§ **Given exercise**
Repeat the listing in full. Nothing may be added or left out.

§ **Given data**

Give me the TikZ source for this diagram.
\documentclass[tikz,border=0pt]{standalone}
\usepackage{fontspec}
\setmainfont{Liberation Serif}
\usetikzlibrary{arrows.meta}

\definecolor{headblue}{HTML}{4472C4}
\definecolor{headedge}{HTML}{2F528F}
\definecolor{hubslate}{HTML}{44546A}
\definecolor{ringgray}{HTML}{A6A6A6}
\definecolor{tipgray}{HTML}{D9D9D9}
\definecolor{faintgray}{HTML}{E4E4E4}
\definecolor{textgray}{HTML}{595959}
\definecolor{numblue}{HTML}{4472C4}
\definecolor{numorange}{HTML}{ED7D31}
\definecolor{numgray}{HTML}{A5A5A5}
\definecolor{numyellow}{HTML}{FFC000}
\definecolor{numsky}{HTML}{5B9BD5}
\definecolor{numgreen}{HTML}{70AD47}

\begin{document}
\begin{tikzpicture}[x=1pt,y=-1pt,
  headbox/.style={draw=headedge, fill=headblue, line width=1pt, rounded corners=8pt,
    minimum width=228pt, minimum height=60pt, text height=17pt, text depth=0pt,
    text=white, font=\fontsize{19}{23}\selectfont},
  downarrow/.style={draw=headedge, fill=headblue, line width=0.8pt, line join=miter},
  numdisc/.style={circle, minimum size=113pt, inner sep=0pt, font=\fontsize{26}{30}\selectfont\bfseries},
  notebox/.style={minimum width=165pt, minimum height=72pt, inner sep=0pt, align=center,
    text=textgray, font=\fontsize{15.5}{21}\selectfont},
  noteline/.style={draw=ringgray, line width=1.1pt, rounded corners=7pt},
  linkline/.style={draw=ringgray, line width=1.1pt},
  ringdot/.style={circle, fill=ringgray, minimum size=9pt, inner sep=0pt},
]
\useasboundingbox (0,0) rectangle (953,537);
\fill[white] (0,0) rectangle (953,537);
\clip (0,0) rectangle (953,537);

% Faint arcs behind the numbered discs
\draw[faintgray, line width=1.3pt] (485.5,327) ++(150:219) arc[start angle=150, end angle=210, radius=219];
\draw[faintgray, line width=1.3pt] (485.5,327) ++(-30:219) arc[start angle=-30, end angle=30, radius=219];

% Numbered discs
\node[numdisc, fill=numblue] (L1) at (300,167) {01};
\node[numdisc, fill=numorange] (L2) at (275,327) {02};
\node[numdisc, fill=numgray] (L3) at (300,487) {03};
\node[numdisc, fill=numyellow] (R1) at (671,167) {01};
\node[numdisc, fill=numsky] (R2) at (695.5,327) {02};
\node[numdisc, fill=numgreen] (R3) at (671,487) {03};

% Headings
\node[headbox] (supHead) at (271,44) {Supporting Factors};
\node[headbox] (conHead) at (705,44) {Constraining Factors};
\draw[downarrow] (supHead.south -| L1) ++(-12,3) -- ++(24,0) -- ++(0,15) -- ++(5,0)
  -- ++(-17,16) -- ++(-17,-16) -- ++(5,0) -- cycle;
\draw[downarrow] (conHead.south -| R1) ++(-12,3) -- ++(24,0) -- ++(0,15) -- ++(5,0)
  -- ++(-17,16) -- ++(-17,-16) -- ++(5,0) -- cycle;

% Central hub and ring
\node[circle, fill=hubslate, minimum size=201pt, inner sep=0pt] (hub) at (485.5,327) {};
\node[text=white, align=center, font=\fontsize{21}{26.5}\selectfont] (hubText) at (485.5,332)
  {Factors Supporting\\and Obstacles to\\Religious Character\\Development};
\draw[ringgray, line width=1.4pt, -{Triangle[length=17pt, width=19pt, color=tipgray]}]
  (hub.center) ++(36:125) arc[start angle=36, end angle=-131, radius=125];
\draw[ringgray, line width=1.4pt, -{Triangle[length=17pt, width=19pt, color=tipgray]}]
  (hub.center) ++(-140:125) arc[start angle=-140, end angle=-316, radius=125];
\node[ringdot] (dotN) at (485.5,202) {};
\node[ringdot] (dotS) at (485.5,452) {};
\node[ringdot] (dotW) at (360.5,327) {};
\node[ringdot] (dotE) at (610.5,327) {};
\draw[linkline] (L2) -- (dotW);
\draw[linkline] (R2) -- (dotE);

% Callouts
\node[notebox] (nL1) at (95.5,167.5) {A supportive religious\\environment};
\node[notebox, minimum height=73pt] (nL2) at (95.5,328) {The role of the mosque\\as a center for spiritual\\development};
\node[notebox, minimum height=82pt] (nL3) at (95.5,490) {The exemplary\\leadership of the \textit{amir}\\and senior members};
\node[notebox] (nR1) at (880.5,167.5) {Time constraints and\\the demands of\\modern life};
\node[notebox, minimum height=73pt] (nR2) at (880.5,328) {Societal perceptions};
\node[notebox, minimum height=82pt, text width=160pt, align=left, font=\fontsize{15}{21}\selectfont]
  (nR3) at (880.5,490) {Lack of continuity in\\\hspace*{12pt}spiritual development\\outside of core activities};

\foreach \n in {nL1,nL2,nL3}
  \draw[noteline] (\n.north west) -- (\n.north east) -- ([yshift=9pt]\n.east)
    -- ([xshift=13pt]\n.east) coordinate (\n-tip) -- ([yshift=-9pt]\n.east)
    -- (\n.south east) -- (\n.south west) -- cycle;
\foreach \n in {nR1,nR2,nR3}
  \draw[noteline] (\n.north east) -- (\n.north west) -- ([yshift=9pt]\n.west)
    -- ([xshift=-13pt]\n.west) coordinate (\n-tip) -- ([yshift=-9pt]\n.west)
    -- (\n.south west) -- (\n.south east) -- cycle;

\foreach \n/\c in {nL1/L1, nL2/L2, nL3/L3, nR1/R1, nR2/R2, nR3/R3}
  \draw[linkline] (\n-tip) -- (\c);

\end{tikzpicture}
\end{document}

§ **Response to this exercise**
Give me the TikZ source for this diagram.
\documentclass[tikz,border=0pt]{standalone}
\usepackage{fontspec}
\setmainfont{Liberation Serif}
\usetikzlibrary{arrows.meta}

\definecolor{headblue}{HTML}{4472C4}
\definecolor{headedge}{HTML}{2F528F}
\definecolor{hubslate}{HTML}{44546A}
\definecolor{ringgray}{HTML}{A6A6A6}
\definecolor{tipgray}{HTML}{D9D9D9}
\definecolor{faintgray}{HTML}{E4E4E4}
\definecolor{textgray}{HTML}{595959}
\definecolor{numblue}{HTML}{4472C4}
\definecolor{numorange}{HTML}{ED7D31}
\definecolor{numgray}{HTML}{A5A5A5}
\definecolor{numyellow}{HTML}{FFC000}
\definecolor{numsky}{HTML}{5B9BD5}
\definecolor{numgreen}{HTML}{70AD47}

\begin{document}
\begin{tikzpicture}[x=1pt,y=-1pt,
  headbox/.style={draw=headedge, fill=headblue, line width=1pt, rounded corners=8pt,
    minimum width=228pt, minimum height=60pt, text height=17pt, text depth=0pt,
    text=white, font=\fontsize{19}{23}\selectfont},
  downarrow/.style={draw=headedge, fill=headblue, line width=0.8pt, line join=miter},
  numdisc/.style={circle, minimum size=113pt, inner sep=0pt, font=\fontsize{26}{30}\selectfont\bfseries},
  notebox/.style={minimum width=165pt, minimum height=72pt, inner sep=0pt, align=center,
    text=textgray, font=\fontsize{15.5}{21}\selectfont},
  noteline/.style={draw=ringgray, line width=1.1pt, rounded corners=7pt},
  linkline/.style={draw=ringgray, line width=1.1pt},
  ringdot/.style={circle, fill=ringgray, minimum size=9pt, inner sep=0pt},
]
\useasboundingbox (0,0) rectangle (953,537);
\fill[white] (0,0) rectangle (953,537);
\clip (0,0) rectangle (953,537);

% Faint arcs behind the numbered discs
\draw[faintgray, line width=1.3pt] (485.5,327) ++(150:219) arc[start angle=150, end angle=210, radius=219];
\draw[faintgray, line width=1.3pt] (485.5,327) ++(-30:219) arc[start angle=-30, end angle=30, radius=219];

% Numbered discs
\node[numdisc, fill=numblue] (L1) at (300,167) {01};
\node[numdisc, fill=numorange] (L2) at (275,327) {02};
\node[numdisc, fill=numgray] (L3) at (300,487) {03};
\node[numdisc, fill=numyellow] (R1) at (671,167) {01};
\node[numdisc, fill=numsky] (R2) at (695.5,327) {02};
\node[numdisc, fill=numgreen] (R3) at (671,487) {03};

% Headings
\node[headbox] (supHead) at (271,44) {Supporting Factors};
\node[headbox] (conHead) at (705,44) {Constraining Factors};
\draw[downarrow] (supHead.south -| L1) ++(-12,3) -- ++(24,0) -- ++(0,15) -- ++(5,0)
  -- ++(-17,16) -- ++(-17,-16) -- ++(5,0) -- cycle;
\draw[downarrow] (conHead.south -| R1) ++(-12,3) -- ++(24,0) -- ++(0,15) -- ++(5,0)
  -- ++(-17,16) -- ++(-17,-16) -- ++(5,0) -- cycle;

% Central hub and ring
\node[circle, fill=hubslate, minimum size=201pt, inner sep=0pt] (hub) at (485.5,327) {};
\node[text=white, align=center, font=\fontsize{21}{26.5}\selectfont] (hubText) at (485.5,332)
  {Factors Supporting\\and Obstacles to\\Religious Character\\Development};
\draw[ringgray, line width=1.4pt, -{Triangle[length=17pt, width=19pt, color=tipgray]}]
  (hub.center) ++(36:125) arc[start angle=36, end angle=-131, radius=125];
\draw[ringgray, line width=1.4pt, -{Triangle[length=17pt, width=19pt, color=tipgray]}]
  (hub.center) ++(-140:125) arc[start angle=-140, end angle=-316, radius=125];
\node[ringdot] (dotN) at (485.5,202) {};
\node[ringdot] (dotS) at (485.5,452) {};
\node[ringdot] (dotW) at (360.5,327) {};
\node[ringdot] (dotE) at (610.5,327) {};
\draw[linkline] (L2) -- (dotW);
\draw[linkline] (R2) -- (dotE);

% Callouts
\node[notebox] (nL1) at (95.5,167.5) {A supportive religious\\environment};
\node[notebox, minimum height=73pt] (nL2) at (95.5,328) {The role of the mosque\\as a center for spiritual\\development};
\node[notebox, minimum height=82pt] (nL3) at (95.5,490) {The exemplary\\leadership of the \textit{amir}\\and senior members};
\node[notebox] (nR1) at (880.5,167.5) {Time constraints and\\the demands of\\modern life};
\node[notebox, minimum height=73pt] (nR2) at (880.5,328) {Societal perceptions};
\node[notebox, minimum height=82pt, text width=160pt, align=left, font=\fontsize{15}{21}\selectfont]
  (nR3) at (880.5,490) {Lack of continuity in\\\hspace*{12pt}spiritual development\\outside of core activities};

\foreach \n in {nL1,nL2,nL3}
  \draw[noteline] (\n.north west) -- (\n.north east) -- ([yshift=9pt]\n.east)
    -- ([xshift=13pt]\n.east) coordinate (\n-tip) -- ([yshift=-9pt]\n.east)
    -- (\n.south east) -- (\n.south west) -- cycle;
\foreach \n in {nR1,nR2,nR3}
  \draw[noteline] (\n.north east) -- (\n.north west) -- ([yshift=9pt]\n.west)
    -- ([xshift=-13pt]\n.west) coordinate (\n-tip) -- ([yshift=-9pt]\n.west)
    -- (\n.south west) -- (\n.south east) -- cycle;

\foreach \n/\c in {nL1/L1, nL2/L2, nL3/L3, nR1/R1, nR2/R2, nR3/R3}
  \draw[linkline] (\n-tip) -- (\c);

\end{tikzpicture}
\end{document}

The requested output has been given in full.